Hetty McKinnon is the powerhouse behind Sydney’s Arthur Street Kitchen, a salad delivery service renowned for its innovative and flavourful modern salads – think layers of textures and flavours provided by herbs, grains and roasted vegetables as well as leafy greens.  Following the success of her first cookbook, Community, comes Neighbourhood, with salads inspired by the multicultural neighbourhoods of New York, her new hometown.  Neighbourhood is not just a recipe collection, it celebrates the sharing of food in building friendships and communities.  I love Neighbourhood for its warmth, stunning photography as well as its message – the idea of connecting with others through sharing food is perfect for this time of year.  The delicious recipes provide rich inspiration for summer eating, whether entertaining a crowd, or preparing something simple for those too-hot-to-cook days.

The Hidden Life of Trees: What they Feel, How they Communicate by Peter Wohlleben

Popular science is a great genre if you prefer books with both readability and substance.  The Hidden Life of Trees is a recent release with an intriguing premise – that trees are social beings that count and remember; that look out for, and support neighbours and relatives; that communicate with each other by sending signals through a vast underground network of fungus.  The Hidden Life of Trees uses an anthropomorphic style that is captivating but may sound fantastical; however, these revelations are based on Peter Wohlleben’s extensive experience as a forest ranger, and backed by recent research in biology and ecology.  A bestseller in its native Germany, The Hidden Life of Trees challenges us to value forests as much more than a habitat or a source of timber.

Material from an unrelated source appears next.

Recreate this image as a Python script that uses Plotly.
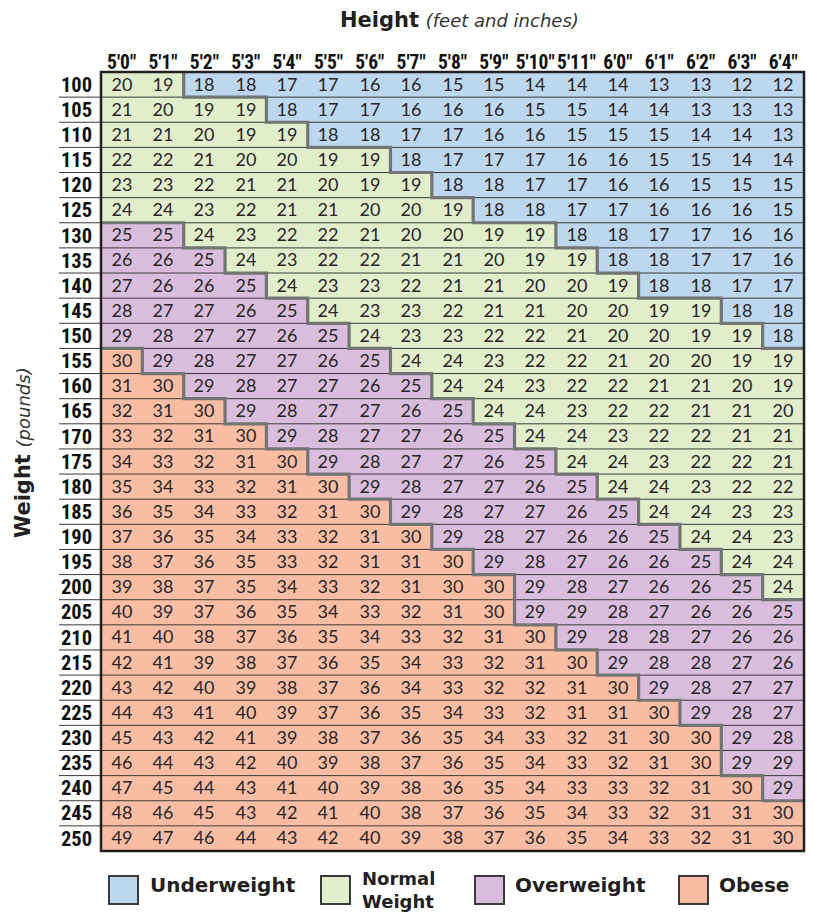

Swallows and Amazons by Arthur Ransome

Swallows and Amazons epitomises an idyllic summer full of freedom and adventure.  During the school holidays, the Walker children (John, Susan, Titty and Roger) are staying at a lakeside farm with their mother and infant sister.  The children are given permission to sail their dinghy, the Swallow, to an island in the lake to set up camp.  Camp life involves plenty of swimming, sailing and fishing for their food – and no adults.  One day, the Swallows spy two fierce pirates – sisters Nancy and Peggy in their dinghy Amazon.  What follows is a summer of friendship, fun and even some mystery… Swallows and Amazons is a classic story that still excites young readers with its spirit of independence and derring-do; it also unleashes adult nostalgia about our own free-roaming childhoods during endless summers.  A perfect waterside read!